An initiative of the 11 sugar mills that comprise the Guatemalan sugar association, ASAZGUA, and its partner organizations – Fundazucar, a foundation funded by a collection of sugar producers to run and promote community programs; sugarcane research organization Cengicaña; and Expogranel, a sugar export terminal – the campaign aims to connect the operational benefits of sugar production with economic, environmental and social development in the country. Sugar is Guatemala’s main agricultural export, with production of over 2.8 million tons of sugar per year, making it a strong source of economic prosperity for those in the industry. The agriculture sector accounts for nearly 30 percent of the country’s employment, and sugar is tied to roughly 80,000 direct and 400,000 indirect jobs.
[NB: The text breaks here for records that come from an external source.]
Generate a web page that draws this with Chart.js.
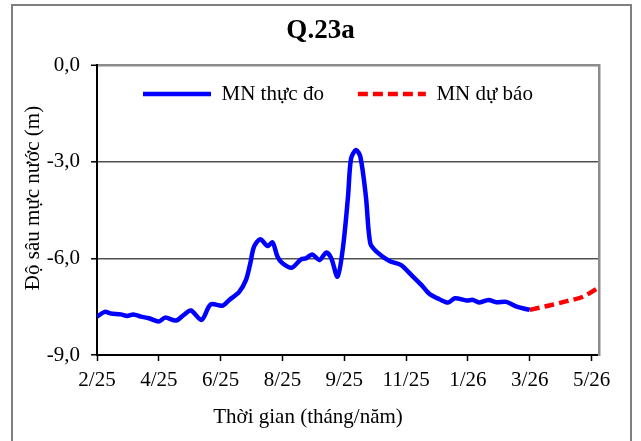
<!DOCTYPE html>
<html><head><meta charset="utf-8">
<script src="https://cdn.jsdelivr.net/npm/chart.js@4/dist/chart.umd.min.js"></script>
<style>html,body{margin:0;padding:0;background:#fff;overflow:hidden}</style>
</head><body>
<canvas id="c" width="641" height="441" style="display:block;width:641px;height:441px"></canvas>
<script>
const chartTitle = 'Q.23a';
const xAxisTitle = 'Thời gian (tháng/năm)';
const yAxisTitle = 'Độ sâu mực nước (m)';
const seriesNames = ['MN thực đo', 'MN dự báo'];
const xTickLabels = ['2/25','4/25','6/25','8/25','9/25','11/25','1/26','3/26','5/26'];
const yTicks = [0, -3, -6, -9];

// time position in tick units (0 = 2/25 tick, 1 = next tick ...)
const obsT = [0,0.125,0.22,0.385,0.49,0.59,0.71,0.84,1.00,1.10,1.28,1.40,1.52,1.69,1.84,2.03,2.14,2.30,2.41,2.48,2.54,2.64,2.76,2.84,2.92,3.00,3.15,3.30,3.38,3.48,3.60,3.71,3.79,3.89,3.98,4.06,4.11,4.19,4.26,4.35,4.42,4.52,4.73,4.92,5.06,5.25,5.38,5.54,5.68,5.79,5.98,6.08,6.19,6.33,6.46,6.62,6.79,7.00];
const obsDepth = [-7.81,-7.66,-7.71,-7.74,-7.79,-7.74,-7.81,-7.86,-7.96,-7.84,-7.93,-7.76,-7.62,-7.91,-7.43,-7.47,-7.29,-7.04,-6.67,-6.15,-5.64,-5.41,-5.62,-5.51,-5.95,-6.15,-6.29,-6.03,-6.00,-5.88,-6.05,-5.82,-6.00,-6.57,-5.64,-4.09,-2.90,-2.64,-2.85,-4.09,-5.53,-5.79,-6.08,-6.21,-6.47,-6.83,-7.11,-7.27,-7.37,-7.24,-7.31,-7.29,-7.37,-7.29,-7.36,-7.35,-7.50,-7.60];
const fcT = [7.00,7.30,7.60,7.85,8.08];
const fcDepth = [-7.60,-7.47,-7.33,-7.20,-6.95];

const FONT = "'Liberation Serif','Times New Roman',serif";

const toPts = (xs, ys) => xs.map((x, i) => ({x: x, y: ys[i]}));

const helper = {
  id: 'helper',
  beforeDraw(chart) {
    const ctx = chart.ctx;
    ctx.save();
    ctx.fillStyle = '#fff';
    ctx.fillRect(0, 0, chart.width, chart.height);
    ctx.strokeStyle = '#7f7f7f';
    ctx.lineWidth = 2;
    ctx.strokeRect(12, 5, 619, 480);
    ctx.restore();
  },
  afterLayout(chart) {
    const lg = chart.legend;
    if (!lg) return;
    const p = lg.options.labels.padding;
    const fs = lg.options.labels.font.size;
    const newTop = 94 - fs / 2 - p;
    const h = fs * 2 + p * 2;
    lg.top = newTop; lg.bottom = newTop + h; lg.height = h;
    const start = (lg.left + p + lg.right - lg.lineWidths[0]) / 2;
    const d = 143 - start;
    lg.left += d; lg.right += d;
  },
  afterDraw(chart) {
    const ctx = chart.ctx;
    ctx.save();
    ctx.fillStyle = '#000';
    ctx.font = '21px ' + FONT;
    ctx.textAlign = 'center';
    ctx.textBaseline = 'middle';
    ctx.fillText(xAxisTitle, 308, 417);
    ctx.translate(33, 198);
    ctx.rotate(-Math.PI / 2);
    ctx.fillText(yAxisTitle, 0, 0);
    ctx.restore();
  }
};

new Chart(document.getElementById('c'), {
  type: 'line',
  data: {
    datasets: [
      {label: seriesNames[0], data: toPts(obsT, obsDepth), borderColor: '#0000ff', backgroundColor: '#0000ff', borderWidth: 4.5, pointRadius: 0, tension: 0.3, fill: false},
      {label: seriesNames[1], data: toPts(fcT, fcDepth), borderColor: '#ff0000', backgroundColor: '#ff0000', borderWidth: 4.5, borderDash: [10, 5], pointRadius: 0, tension: 0.3, fill: false}
    ]
  },
  options: {
    responsive: false,
    animation: false,
    devicePixelRatio: 1,
    layout: {padding: {left: 0, right: 0, top: 0, bottom: 0}},
    plugins: {
      title: {display: true, text: chartTitle, color: '#000', font: {family: FONT, size: 27, weight: 'bold'}, padding: {top: 15, bottom: 17.6}},
      legend: {
        display: true, position: 'top', maxHeight: 0.001,
        labels: {
          usePointStyle: true, pointStyle: 'line', pointStyleWidth: 68, padding: 34, color: '#000', font: {family: FONT, size: 21},
          generateLabels(chart) {
            const items = Chart.defaults.plugins.legend.labels.generateLabels(chart);
            items.forEach((it) => {
              const ds = chart.data.datasets[it.datasetIndex];
              it.lineDash = ds.borderDash || [];
              it.lineWidth = ds.borderWidth;
              it.strokeStyle = ds.borderColor;
              it.fillStyle = ds.borderColor;
              it.pointStyle = 'line';
            });
            return items;
          }
        }
      },
      tooltip: {enabled: false}
    },
    scales: {
      x: {
        type: 'linear', min: 0, max: 8.12,
        afterBuildTicks(s) { s.ticks = xTickLabels.map((_, i) => ({value: i})); },
        afterFit(s) { s.height = 86; s.paddingLeft = 0; s.paddingRight = 0; },
        ticks: {autoSkip: false, maxRotation: 0, padding: 7, color: '#000', font: {family: FONT, size: 21}, callback: (v) => xTickLabels[Math.round(v)]},
        grid: {drawOnChartArea: false, drawTicks: true, tickLength: 6, tickColor: '#000', tickWidth: 1.5},
        border: {display: true, color: '#000', width: 2}
      },
      y: {
        type: 'linear', min: -9, max: 0,
        afterBuildTicks(s) { s.ticks = yTicks.slice().reverse().map(v => ({value: v})); },
        afterFit(s) { s.width = 97; s.paddingTop = 0; s.paddingBottom = 0; },
        ticks: {padding: 11, color: '#000', font: {family: FONT, size: 21}, callback: (v) => v.toFixed(1).replace('.', ',')},
        grid: {
          drawTicks: true, tickLength: 6, tickColor: '#000', tickWidth: 1.5,
          color: (c) => c.tick && c.tick.value === 0 ? '#8c8c8c' : (c.tick && c.tick.value === -9 ? 'rgba(0,0,0,0)' : '#505050'),
          lineWidth: (c) => c.tick && c.tick.value === 0 ? 2.5 : 1.6
        },
        border: {display: true, color: '#000', width: 2}
      },
      y2: {
        type: 'linear', position: 'right', min: -9, max: 0,
        afterFit(s) { s.width = 42; s.paddingTop = 0; s.paddingBottom = 0; },
        ticks: {display: false},
        grid: {display: false, drawTicks: false},
        border: {display: true, color: '#8c8c8c', width: 2.5}
      }
    }
  },
  plugins: [helper]
});
</script>
</body></html>
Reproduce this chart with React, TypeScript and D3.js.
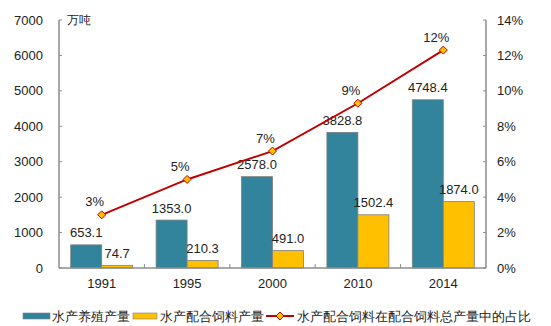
import React from "react";
import * as d3 from "d3";

const categories = ["1991", "1995", "2000", "2010", "2014"];
const aquaculture = [653.1, 1353.0, 2578.0, 3828.8, 4748.4];
const feed = [74.7, 210.3, 491.0, 1502.4, 1874.0];
const share = [3.0, 5.0, 6.6, 9.3, 12.3];
const shareLabels = ["3%", "5%", "7%", "9%", "12%"];
const leftTicks = [0, 1000, 2000, 3000, 4000, 5000, 6000, 7000];
const rightTicks = [0, 2, 4, 6, 8, 10, 12, 14];
const legendLabels = ["水产养殖产量", "水产配合饲料产量", "水产配合饲料在配合饲料总产量中的占比"];

const TEAL = "#31849B";
const YELLOW = "#FFC000";
const RED = "#C00000";
const AXIS = "#8c8c8c";
const TEXT = "#222";
const FONT = "Liberation Sans, Arial, sans-serif";

export default function App() {
  const W = 551, H = 326;
  const left = 59, right = 486, top = 20, bottom = 268;
  const x = d3.scaleBand().domain(categories).range([left, right]).paddingInner(0).paddingOuter(0);
  const yL = d3.scaleLinear().domain([0, 7000]).range([bottom, top]);
  const yR = d3.scaleLinear().domain([0, 14]).range([bottom, top]);
  const bw = 31;
  const line = d3.line<number>().x((_, i) => x(categories[i])! + x.bandwidth() / 2).y((d) => yR(d));
  const diamond = (cx: number, cy: number, r: number) => `M${cx},${cy - r}L${cx + r},${cy}L${cx},${cy + r}L${cx - r},${cy}Z`;

  return (
    <svg width={W} height={H} style={{ position: "absolute", left: 0, top: 0, fontFamily: FONT }}>
      <rect width={W} height={H} fill="#fff" />
      {/* bars */}
      {categories.map((c, i) => {
        const cx = x(c)! + x.bandwidth() / 2;
        return (
          <g key={c}>
            <rect x={cx - bw} y={yL(aquaculture[i])} width={bw} height={bottom - yL(aquaculture[i])} fill={TEAL} stroke="#7f7f7f" strokeWidth={0.8} />
            <rect x={cx} y={yL(feed[i])} width={bw} height={bottom - yL(feed[i])} fill={YELLOW} stroke="#7f7f7f" strokeWidth={0.8} />
            <text x={cx - bw / 2} y={yL(aquaculture[i]) - 7.5} textAnchor="middle" fontSize={13} fill={TEXT}>{aquaculture[i].toFixed(1)}</text>
            <text x={cx + bw / 2} y={yL(feed[i]) - 7.5} textAnchor="middle" fontSize={13} fill={TEXT}>{feed[i].toFixed(1)}</text>
            <text x={cx} y={bottom + 20} textAnchor="middle" fontSize={13} fill={TEXT}>{c}</text>
          </g>
        );
      })}
      {/* axes */}
      <line x1={left} x2={right} y1={bottom} y2={bottom} stroke={AXIS} strokeWidth={1.5} />
      <line x1={left} x2={left} y1={top} y2={bottom} stroke={AXIS} strokeWidth={1.5} />
      <line x1={right} x2={right} y1={top} y2={bottom} stroke={AXIS} strokeWidth={1.5} />
      {categories.slice(1).map((c) => (
        <line key={c} x1={x(c)!} x2={x(c)!} y1={bottom} y2={bottom - 4} stroke={AXIS} />
      ))}
      {leftTicks.map((t) => (
        <g key={t}>
          <line x1={left} x2={left + 3} y1={yL(t)} y2={yL(t)} stroke={AXIS} />
          <text x={43} y={yL(t) + 4.5} textAnchor="end" fontSize={13} fill={TEXT}>{t}</text>
        </g>
      ))}
      {rightTicks.map((t) => (
        <g key={t}>
          <line x1={right - 3} x2={right} y1={yR(t)} y2={yR(t)} stroke={AXIS} />
          <text x={497} y={yR(t) + 4.5} textAnchor="start" fontSize={13} fill={TEXT}>{t}%</text>
        </g>
      ))}
      <text x={67} y={24} fontSize={12} fill={TEXT}>万吨</text>
      {/* line */}
      <path d={line(share)!} fill="none" stroke={RED} strokeWidth={2} />
      {share.map((s, i) => {
        const cx = x(categories[i])! + x.bandwidth() / 2;
        return (
          <g key={i}>
            <path d={diamond(cx, yR(s), 4)} fill={YELLOW} stroke={RED} strokeWidth={1} />
            <text x={cx - 7} y={yR(s) - 8.5} textAnchor="middle" fontSize={13} fill={TEXT}>{shareLabels[i]}</text>
          </g>
        );
      })}
      {/* legend */}
      <rect x={23} y={313} width={27} height={6} fill={TEAL} stroke="#7f7f7f" strokeWidth={0.6} />
      <text x={52} y={321} fontSize={12.8} fill={TEXT}>{legendLabels[0]}</text>
      <rect x={133} y={313} width={24} height={6} fill={YELLOW} stroke="#7f7f7f" strokeWidth={0.6} />
      <text x={160} y={321} fontSize={12.8} fill={TEXT}>{legendLabels[1]}</text>
      <line x1={266} x2={294} y1={316} y2={316} stroke={RED} strokeWidth={2} />
      <path d={diamond(280, 316, 4)} fill={YELLOW} stroke={RED} strokeWidth={1} />
      <text x={297} y={321} fontSize={12.8} fill={TEXT}>{legendLabels[2]}</text>
    </svg>
  );
}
“The progress the industry has made since its inception has transformed the Guatemala sugar industry into an economic driver, a catalyst for sustainable cultivation and processing practices, as well as a strong advocate for social development,” said Luis Miguel Paiz, General Manager at ASAZGUA. “Our agenda for 2025 includes ambitious goals to help ensure economic, social and technological progress occurs in harmony with nature, and continue providing productive employment at every stage of the sugar development process, thus promoting inclusive and sustainable economic growth.”
The organizations say the new commitments will increase productivity and innovation, create 2,000 jobs through technical training of cane-cutting personnel to help end poverty, and improve environmental management by reusing 100 percent of wastewater and reducing sugarcane burning by 50 percent. ASAZGUA further pledged to contribute to the overall improvement of public health and training one million women in food security and preventive health, among other areas.
“The commitments the Guatemala sugar industry has pledged portray its continued dedication in being a global leader,” said José Orive, Executive Director at the International Sugar Organization (ISO). “The industry has shown best practices by using sugarcane bagasse, a waste of sugar production, as a source of renewable energy in Guatemala, accounting for up to 32 percent of the country’s electricity supply. As the pioneer of the fortification of sugar with Vitamin A, the most successful micronutrient program in the history of mankind, Guatemala has become a role model in addressing nutritional needs of developing communities for more than 30 years, eradicating infant blindness and improving the health of lactating mothers.”
The new goals for 2025 build on these successes, such as by striving to fortify 100 percent of the sugar for national consumption with vitamin A to continue helping end child blindness and 30 percent of the country’s sugar for national consumption with iron to help decrease anemia. On the environmental side, they further aim to achieve zero net losses of forest in sugar cane plantations, plant 6 million trees, take action to safeguard forests and water in 100 percent of the basins where their mills operate, and continue using 100 percent of oxo-biodegradable packages for local markets. They are also looking forward in terms of crop resilience and being adaptable in the face of climate change, with a goal to develop ten new Guatemalan sugarcane varieties for more productive yields, disease resistance, and to withstand climatic changes.